Troops have surrounded the university and are engaging the attackers.
Witnesses spoke of the gunmen firing indiscriminately and there are fears the casualty toll could rise.
It is not clear who is behind the attack, but Somali al-Shabab militants have regularly targeted Kenya.
Garissa and other border areas have been regularly attacked.
Some five masked gunmen are said to have stormed the university. There are reports that hostages have been taken.
Nearby policemen then engaged in a fierce exchange of fire and the gunmen escaped into the university buildings.
Security forces were now trying to “flush them out”, a police statement said. It urged people to stay away from the area.

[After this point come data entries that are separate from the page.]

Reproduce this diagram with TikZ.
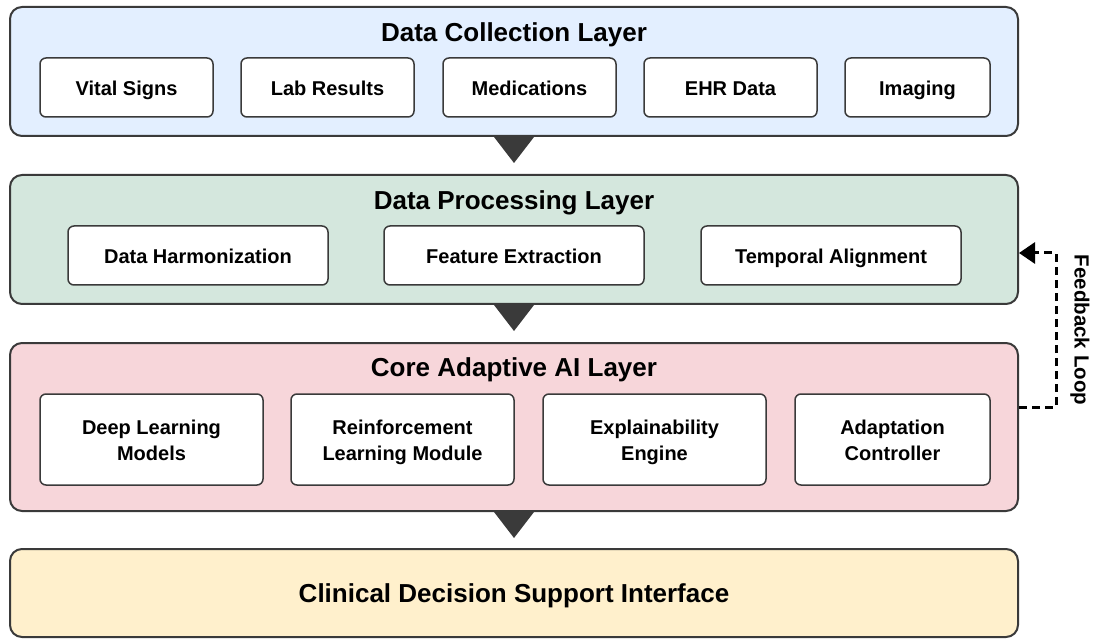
\documentclass[tikz,border=0pt]{standalone}
\usepackage{fontspec}
\setmainfont{Liberation Sans}
\usetikzlibrary{
  positioning,
  arrows.meta,
  calc
}
\definecolor{collect}{HTML}{E3EFFF}
\definecolor{process}{HTML}{D4E7DD}
\definecolor{adaptive}{HTML}{F7D6DA}
\definecolor{support}{HTML}{FFF0CC}
\definecolor{edge}{HTML}{3A3A3A}
\newcommand{\itemstrut}{\rule[-4.7pt]{0pt}{25.7pt}}

\begin{document}
\begin{tikzpicture}[
  x=1pt, y=-1pt,
  layer/.style={draw=edge, line width=2pt, rounded corners=12pt, minimum width=1008pt},
  ltitle/.style={anchor=base, font=\fontsize{26}{30}\selectfont\bfseries},
  item/.style={draw=edge, line width=1.5pt, rounded corners=6pt, fill=white,
               minimum height=59pt, align=center, font=\fontsize{20}{26}\selectfont\bfseries,
               execute at begin node=\itemstrut, execute at end node=\itemstrut},
  tallitem/.style={item, minimum height=91pt, text height=46.3pt, text depth=5pt},
  tri/.style={fill=edge, draw=none},
  fb/.style={dash pattern=on 8pt off 5pt, line width=3pt,
             -{Triangle[length=16pt, width=21pt, sep=0pt]}}
]
  \useasboundingbox (0,0) rectangle (1093,639);

  % Layers
  \node[layer, fill=collect, minimum height=129pt] (dc) at (514, 71.5) {};
  \node[layer, fill=process, minimum height=129pt] (dp) at (514, 239.5) {};
  \node[layer, fill=adaptive, minimum height=168pt] (ai) at (514, 427) {};
  \node[layer, fill=support, minimum height=88pt] (cds) at (514, 593) {};

  % Titles
  \node[ltitle] (dctitle) at (514, 41.5) {Data Collection Layer};
  \node[ltitle] (dptitle) at (514, 209.5) {Data Processing Layer};
  \node[ltitle] (aititle) at (514, 376.5) {Core Adaptive AI Layer};
  \node[ltitle] (cdstitle) at (514, 602.5) {Clinical Decision Support Interface};

  % Data collection
  \node[item, minimum width=173pt] (vital) at (126.5, 87.5) {Vital Signs};
  \node[item, minimum width=173pt] (lab) at (327.5, 87.5) {Lab Results};
  \node[item, minimum width=173pt] (meds) at (529.5, 87.5) {Medications};
  \node[item, minimum width=173pt] (ehr) at (730.5, 87.5) {EHR Data};
  \node[item, minimum width=145pt] (img) at (917.5, 87.5) {Imaging};

  % Data processing
  \node[item, minimum width=260pt] (harm) at (198, 255.5) {Data Harmonization};
  \node[item, minimum width=260pt] (feat) at (514, 255.5) {Feature Extraction};
  \node[item, minimum width=260pt] (temp) at (831, 255.5) {Temporal Alignment};

  % Core adaptive AI
  \node[tallitem, minimum width=223pt] (dl) at (151.5, 439.5) {Deep Learning\\Models};
  \node[tallitem, minimum width=223pt] (rl) at (402.5, 439.5) {Reinforcement\\Learning Module};
  \node[tallitem, minimum width=223pt] (xai) at (654.5, 439.5) {Explainability\\Engine};
  \node[tallitem, minimum width=195pt] (adapt) at (892.5, 439.5) {Adaptation\\Controller};

  % Flow between layers
  \fill[tri] ($(dc.south)+(-20,0)$) -- ($(dc.south)+(20,0)$) -- ($(dc.south)+(0,26)$) -- cycle;
  \fill[tri] ($(dp.south)+(-20,0)$) -- ($(dp.south)+(20,0)$) -- ($(dp.south)+(0,26)$) -- cycle;
  \fill[tri] ($(ai.south)+(-20,0)$) -- ($(ai.south)+(20,0)$) -- ($(ai.south)+(0,26)$) -- cycle;

  % Feedback loop
  \coordinate (fbout) at ($(ai.east)+(0,-20)$);
  \coordinate (fbin) at ($(dp.east)+(0,13.5)$);
  \draw[fb] (fbout) -- ++(37,0) |- (fbin);
  \node[rotate=-90, font=\fontsize{20.5}{24}\selectfont\bfseries] (fblabel) at (1080, 330) {Feedback Loop};
\end{tikzpicture}
\end{document}
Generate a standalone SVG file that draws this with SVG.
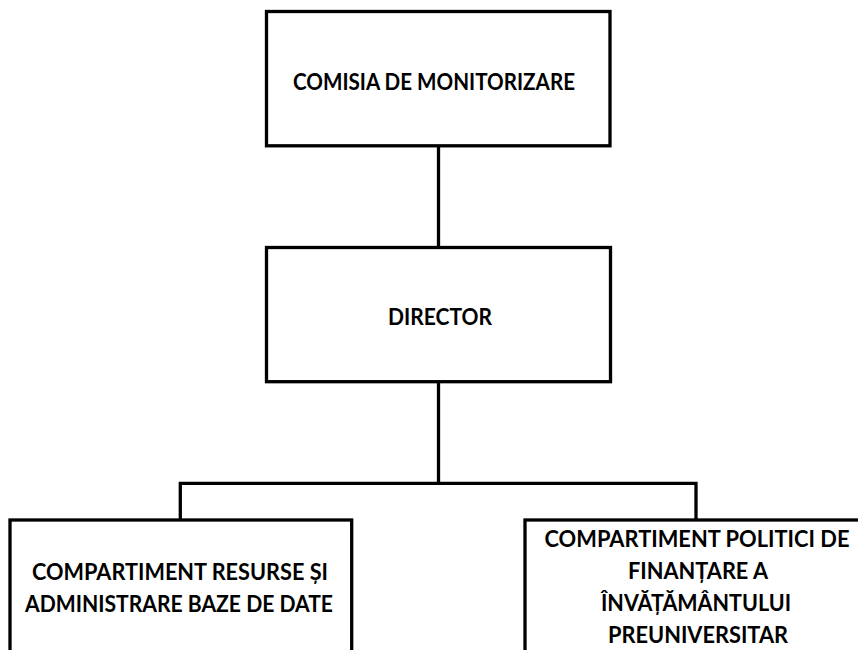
<svg xmlns="http://www.w3.org/2000/svg" width="858" height="650" viewBox="0 0 858 650">
<style>
.box{fill:#ffffff;stroke:#000000;stroke-width:3.3}
.lbl{font-family:Lato,"Open Sans","Liberation Sans",sans-serif;font-weight:bold;font-size:22px;fill:#000000;text-anchor:middle}
.conn{fill:none;stroke:#000000;stroke-width:3.3}
</style>
<rect x="0" y="0" width="858" height="650" fill="#ffffff"/>
<g id="connectors">
<path class="conn" d="M438.5 146 V247.5"/>
<path class="conn" d="M438.5 381.5 V483.3"/>
<path class="conn" d="M180.3 520 V483.3 H696 V520"/>
</g>
<g id="node-comisia">
<rect class="box" x="266.5" y="11.5" width="343.5" height="134.3"/>
<text class="lbl" x="434" y="90" textLength="282" lengthAdjust="spacingAndGlyphs">COMISIA DE MONITORIZARE</text>
</g>
<g id="node-director">
<rect class="box" x="266.5" y="247.5" width="344" height="134.2"/>
<text class="lbl" x="440" y="325" textLength="104" lengthAdjust="spacingAndGlyphs">DIRECTOR</text>
</g>
<g id="node-resurse">
<rect class="box" x="10" y="520" width="341.7" height="170"/>
<text class="lbl" x="180" y="580" textLength="296" lengthAdjust="spacingAndGlyphs">COMPARTIMENT RESURSE ȘI</text>
<text class="lbl" x="179" y="612" textLength="308" lengthAdjust="spacingAndGlyphs">ADMINISTRARE BAZE DE DATE</text>
</g>
<g id="node-politici">
<rect class="box" x="525" y="520" width="341.7" height="170"/>
<text class="lbl" x="697" y="547" textLength="305" lengthAdjust="spacingAndGlyphs">COMPARTIMENT POLITICI DE</text>
<text class="lbl" x="698" y="579" textLength="140" lengthAdjust="spacingAndGlyphs">FINANȚARE A</text>
<text class="lbl" x="696" y="611" textLength="190" lengthAdjust="spacingAndGlyphs">ÎNVĂȚĂMÂNTULUI</text>
<text class="lbl" x="698" y="643" textLength="180" lengthAdjust="spacingAndGlyphs">PREUNIVERSITAR</text>
</g>
</svg>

Two guards were confirmed killed at the main university gate, with two policemen and a student among the injured. But eyewitnesses spoke of many casualties inside the building.
The gunmen reportedly ordered students to lie down on the floor, but at least 27 are known to have escaped and are at a military facility.
Kenyan Red Cross spokeswoman Arnolda Shiundu said there were about 30 casualties, four of whom were critical.
Three people – two soldiers and a civilian – had been airlifted to the capital, Nairobi, Arnolda Shiundu said.
The university opened in 2011 and is the only place of higher education in the region. It has some 900 students, 700 of them from other parts of Kenya.
Garissa, 90 miles from the border with Somalia, has a large population of Kenyan Somalis.
Al-Shabab has carried out a number of attacks in Kenya since 2011, when Kenyan troops were sent to Somalia to help fight the militant group there.
The deadliest attack targeted the Westgate shopping centre in Nairobi in September 2013, when 67 people were killed.
Al-Shabab is fighting to create an Islamic state in Somalia and is banned as a terrorist group by both the US and Western Europe.